Polymer price impact depends on duration and transmission
A sustained increase in crude oil prices could raise the cost base of naphtha-linked petrochemical production, particularly in Asia. Higher naphtha costs could transmit into ethylene, propylene, paraxylene, and benzene markets, affecting downstream chains including polyethylene (PE), polypropylene (PP), polyethylene terephthalate (PET), and other resins.
However, the transmission from crude oil to polymer prices is neither immediate nor uniform. The scale of the impact will depend on regional feedstock movements, plant operating rates, producer inventories, import parity, downstream demand and domestic producer pricing strategies.
This distinction is important for India. A short-lived geopolitical shock could increase energy and feedstock volatility without producing a proportional increase in domestic resin prices. A longer disruption affecting vessel movement, regional feedstock supply, or polymer cargo availability would create a stronger transmission channel through higher replacement costs and tighter import parity.
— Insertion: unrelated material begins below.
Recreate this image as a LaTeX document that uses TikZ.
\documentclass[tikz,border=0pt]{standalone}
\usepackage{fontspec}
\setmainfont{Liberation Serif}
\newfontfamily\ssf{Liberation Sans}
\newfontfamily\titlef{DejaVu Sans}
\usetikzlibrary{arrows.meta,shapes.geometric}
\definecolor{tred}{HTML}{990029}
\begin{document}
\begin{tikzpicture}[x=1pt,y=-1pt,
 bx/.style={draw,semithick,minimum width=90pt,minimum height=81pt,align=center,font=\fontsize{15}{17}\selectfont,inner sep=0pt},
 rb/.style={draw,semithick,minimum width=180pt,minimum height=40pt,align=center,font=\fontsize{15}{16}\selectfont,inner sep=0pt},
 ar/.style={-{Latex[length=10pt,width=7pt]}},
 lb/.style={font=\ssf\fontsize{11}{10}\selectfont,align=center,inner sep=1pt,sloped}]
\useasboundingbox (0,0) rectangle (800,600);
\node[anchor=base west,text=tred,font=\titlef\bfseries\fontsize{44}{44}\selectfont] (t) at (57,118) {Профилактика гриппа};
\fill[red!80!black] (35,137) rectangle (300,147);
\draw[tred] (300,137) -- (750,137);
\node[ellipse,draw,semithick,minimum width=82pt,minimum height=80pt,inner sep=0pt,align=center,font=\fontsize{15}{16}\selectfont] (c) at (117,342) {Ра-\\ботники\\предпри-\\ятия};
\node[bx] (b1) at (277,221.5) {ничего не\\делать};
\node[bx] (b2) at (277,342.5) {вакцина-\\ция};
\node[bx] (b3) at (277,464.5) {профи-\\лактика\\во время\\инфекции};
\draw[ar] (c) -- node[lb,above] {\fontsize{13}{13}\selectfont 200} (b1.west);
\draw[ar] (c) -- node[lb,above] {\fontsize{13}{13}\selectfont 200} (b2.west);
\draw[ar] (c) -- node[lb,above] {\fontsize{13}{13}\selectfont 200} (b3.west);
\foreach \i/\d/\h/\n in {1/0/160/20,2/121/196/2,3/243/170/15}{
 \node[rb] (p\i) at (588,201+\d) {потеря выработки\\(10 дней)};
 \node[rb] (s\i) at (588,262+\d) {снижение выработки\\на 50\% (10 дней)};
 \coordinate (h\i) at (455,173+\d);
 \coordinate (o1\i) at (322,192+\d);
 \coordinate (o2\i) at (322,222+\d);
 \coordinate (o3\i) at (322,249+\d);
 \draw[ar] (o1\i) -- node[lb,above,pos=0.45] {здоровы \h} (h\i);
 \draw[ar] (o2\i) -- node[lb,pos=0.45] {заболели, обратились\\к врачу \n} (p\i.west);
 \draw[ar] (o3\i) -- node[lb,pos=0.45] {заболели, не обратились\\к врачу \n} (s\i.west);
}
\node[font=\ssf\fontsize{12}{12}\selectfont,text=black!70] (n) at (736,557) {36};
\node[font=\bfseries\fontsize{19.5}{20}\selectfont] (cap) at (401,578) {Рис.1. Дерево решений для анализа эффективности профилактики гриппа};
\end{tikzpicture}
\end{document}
PET chain faces dual feedstock exposure
The PET value chain faces potential volatility through two major feedstock routes: the paraxylene (PX)-PTA chain and the ethylene-MEG chain.
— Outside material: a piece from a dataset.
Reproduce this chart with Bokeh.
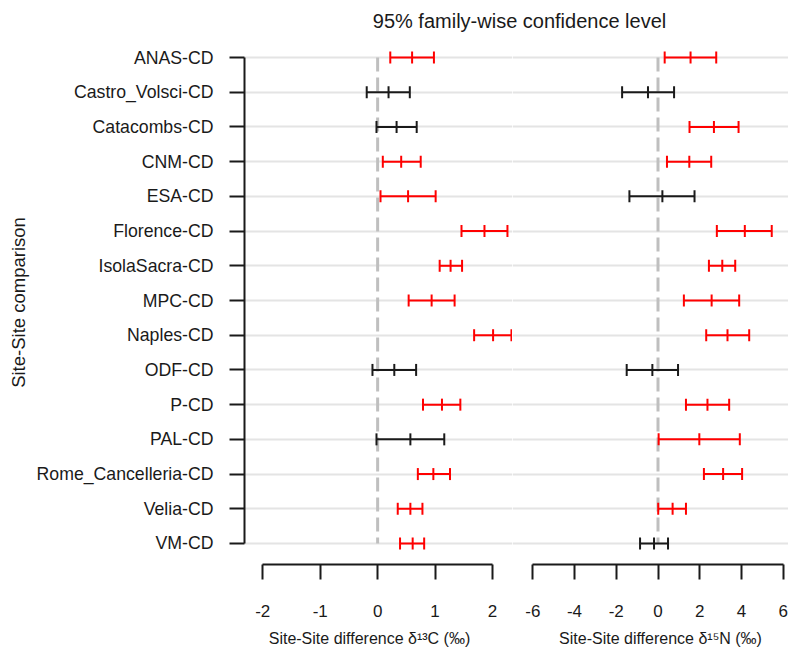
import math
from bokeh.plotting import figure
from bokeh.layouts import column, row
from bokeh.models import Range1d, FixedTicker, ColumnDataSource, Label, LinearAxis, Grid
from bokeh.embed import file_html
from bokeh.resources import INLINE

# ---------------- data ----------------
comparisons = ["ANAS-CD", "Castro_Volsci-CD", "Catacombs-CD", "CNM-CD", "ESA-CD",
               "Florence-CD", "IsolaSacra-CD", "MPC-CD", "Naples-CD", "ODF-CD",
               "P-CD", "PAL-CD", "Rome_Cancelleria-CD", "Velia-CD", "VM-CD"]

c13_lwr = [0.22, -0.19, -0.02, 0.09, 0.05, 1.46, 1.08, 0.54, 1.68, -0.09, 0.79, -0.02, 0.70, 0.35, 0.39]
c13_est = [0.60, 0.19, 0.33, 0.41, 0.53, 1.86, 1.27, 0.94, 2.01, 0.29, 1.12, 0.57, 0.97, 0.57, 0.61]
c13_upr = [0.98, 0.56, 0.68, 0.75, 1.01, 2.26, 1.47, 1.34, 2.33, 0.67, 1.44, 1.16, 1.26, 0.78, 0.81]

n15_lwr = [0.32, -1.72, 1.51, 0.43, -1.37, 2.82, 2.44, 1.24, 2.31, -1.50, 1.34, 0.03, 2.20, 0.01, -0.86]
n15_est = [1.56, -0.48, 2.68, 1.50, 0.21, 4.16, 3.08, 2.57, 3.33, -0.27, 2.37, 1.98, 3.12, 0.70, -0.19]
n15_upr = [2.79, 0.77, 3.86, 2.55, 1.75, 5.45, 3.70, 3.89, 4.37, 0.96, 3.41, 3.92, 4.03, 1.34, 0.48]

c13_ticks = [-2, -1, 0, 1, 2]
c13_tick_labels = ["-2", "-1", "0", "1", "2"]
n15_ticks = [-6, -4, -2, 0, 2, 4, 6]
n15_tick_labels = ["-6", "-4", "-2", "0", "2", "4", "6"]

title_text = "95% family-wise confidence level"
y_title = "Site-Site comparison"
c13_title = "Site-Site difference \u03b4\u00b9\u00b3C (\u2030)"
n15_title = "Site-Site difference \u03b4\u00b9\u2075N (\u2030)"

# ---------------- style ----------------
FONT = "Liberation Sans"
INK = "#1a1a1a"
SIG = "#ff0000"
n = len(comparisons)
idx = list(range(n))

TOP_H = 40
STRIP_H = 25
PANEL_H = 651 - TOP_H - STRIP_H
BORDER_B = PANEL_H - 524
y_range_args = dict(start=(n - 1) + 0.605, end=-0.49)


def make_panel(width, xr, lwr, est, upr, ticks, tick_labels, with_y, border_left):
    p = figure(width=width, height=PANEL_H,
               x_range=Range1d(*xr), y_range=Range1d(**y_range_args),
               x_axis_location=None, y_axis_location=None,
               output_backend="svg", toolbar_location=None,
               min_border_top=0, min_border_bottom=BORDER_B,
               min_border_left=border_left, min_border_right=0)
    p.outline_line_color = None
    p.background_fill_color = "white"
    p.border_fill_color = "white"
    for g in p.grid:
        g.visible = False

    grid = Grid(dimension=1, ticker=FixedTicker(ticks=idx),
                grid_line_color="#e4e4e4", grid_line_width=2)
    p.add_layout(grid)

    xa = LinearAxis(ticker=FixedTicker(ticks=ticks), bounds=(min(ticks), max(ticks)),
                    major_label_overrides=dict(zip(ticks, tick_labels)))
    xa.axis_line_color = INK
    xa.axis_line_width = 2
    xa.major_tick_line_color = INK
    xa.major_tick_line_width = 2
    xa.major_tick_out = 15
    xa.major_tick_in = 0
    xa.minor_tick_out = 0
    xa.minor_tick_in = 0
    xa.major_label_standoff = 25
    xa.major_label_text_font = FONT
    xa.major_label_text_font_size = "17px"
    xa.major_label_text_color = INK
    p.add_layout(xa, "below")

    if with_y:
        ya = LinearAxis(ticker=FixedTicker(ticks=idx), bounds=(0, n - 1),
                        major_label_overrides={i: c for i, c in enumerate(comparisons)},
                        axis_label=y_title)
        ya.axis_line_color = INK
        ya.axis_line_width = 2
        ya.major_tick_line_color = INK
        ya.major_tick_line_width = 2
        ya.major_tick_out = 15
        ya.major_tick_in = 0
        ya.minor_tick_out = 0
        ya.minor_tick_in = 0
        ya.major_label_standoff = 16
        ya.major_label_text_font = FONT
        ya.major_label_text_font_size = "17.7px"
        ya.major_label_text_color = INK
        ya.axis_label_text_font = FONT
        ya.axis_label_text_font_size = "18.5px"
        ya.axis_label_text_font_style = "normal"
        ya.axis_label_text_color = INK
        ya.axis_label_standoff = 5
        p.add_layout(ya, "left")

    # reference line at zero spanning the comparisons
    p.segment(x0=[0], y0=[0], x1=[0], y1=[n - 1], line_color="#bfbfbf",
              line_width=3, line_dash="14 6")

    colors = [SIG if (lo > 0 or hi < 0) else INK for lo, hi in zip(lwr, upr)]
    src = ColumnDataSource(dict(y=idx, lwr=lwr, est=est, upr=upr, color=colors))
    p.segment(x0="lwr", y0="y", x1="upr", y1="y", line_color="color",
              line_width=2, source=src)
    for col in ("lwr", "est", "upr"):
        p.scatter(x=col, y="y", marker="dash", size=12, angle=math.pi / 2,
                  line_color="color", line_width=2, source=src)
    return p


def text_strip(height, labels, size):
    f = figure(width=788, height=height, x_range=Range1d(0, 788), y_range=Range1d(0, height),
               x_axis_location=None, y_axis_location=None, min_border=0,
               output_backend="svg", toolbar_location=None)
    f.outline_line_color = None
    for g in f.grid:
        g.visible = False
    for (x, y, t) in labels:
        f.add_layout(Label(x=x, y=y, text=t, text_align="center",
                           text_baseline="middle", text_font=FONT,
                           text_font_size=size, text_color=INK))
    return f


left = make_panel(512, (-2.318, 2.348), c13_lwr, c13_est, c13_upr,
                  c13_ticks, c13_tick_labels, True, 244)
right = make_panel(276, (-6.972, 6.253), n15_lwr, n15_est, n15_upr,
                   n15_ticks, n15_tick_labels, False, 0)

top = text_strip(TOP_H, [(519, 20, title_text)], "20px")
bottom = text_strip(STRIP_H, [(369, 13, c13_title), (660, 13, n15_title)], "16px")

layout = column(top, row(left, right, spacing=0), bottom, spacing=0)

with open("out.html", "w") as f:
    f.write(file_html(layout, INLINE))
A sustained disruption in Gulf energy and petrochemical trade could influence PX, PTA, and MEG pricing through higher crude and feedstock costs, changes in regional availability, and increased freight expenses. For Indian PET producers and converters, the impact would depend on the duration of the disruption, Asian contract price movements, regional supply availability and domestic producer pricing decisions.
The immediate risk is therefore higher volatility rather than a confirmed one-directional price movement. A sustained increase in PET resin prices would require evidence of higher PX, PTA or MEG costs, tighter regional availability, or producer price revisions.
PE, PP exposed to import-parity and logistics risks
PE and PP markets face a different transmission mechanism because of the Middle East's importance in Asian polymer trade flows.
Prolonged shipping disruption, higher war-risk insurance premiums, or reduced vessel availability could raise CFR import costs for Indian buyers even before a major change in regional resin availability. If crude and naphtha prices rise simultaneously with freight and insurance costs, import parity could strengthen and increase replacement costs for domestic buyers.
However, domestic market direction will also depend on producer inventories and downstream demand. If converters resist higher prices because of weak finished-product demand, producers and traders may find it difficult to pass through the entire increase in feedstock and logistics costs.
The key variables for PE and PP markets over the coming weeks will be crude and regional naphtha prices, Asian ethylene and propylene values, Middle East polymer export availability, freight and insurance costs, currency movements, domestic producer revisions, and downstream buying response.
Recycled polymers could gain relative cost advantage
The recycled polymer market is likely to experience a more indirect impact.
If virgin polymer prices increase materially while recycled polymer prices remain comparatively stable, the price differential between virgin and recycled grades could widen. This could improve the economic attractiveness of recycled material in applications where technical specifications allow substitution.
However, any demand shift will depend on end-use consumption, quality requirements, regulatory-linked procurement, and the availability and cost of post-consumer and post-industrial feedstock. Higher virgin resin prices alone would not guarantee stronger recycled polymer demand if downstream consumption remains weak.
Market implications
The escalation has increased the geopolitical risk premium across the energy and petrochemical complex, but the polymer market impact will depend on whether the disruption remains temporary or extends into physical trade flows.
Through July 2026, market participants will need to assess whether commercial shipping through the Strait continues without material disruption and whether higher risk premiums translate into sustained increases in crude, naphtha, PX, PTA, MEG, ethylene, and propylene prices.
For the Indian market, a sustained upward movement in polymer prices would require confirmation through one or more transmission channels: persistently higher feedstock costs, reduced Middle East export availability, higher freight and insurance costs, stronger import parity, or direct domestic producer price revisions. Until these signals emerge, the escalation is more clearly bullish for petrochemical market volatility and risk premiums than for a confirmed, broad-based rise in Indian polymer prices.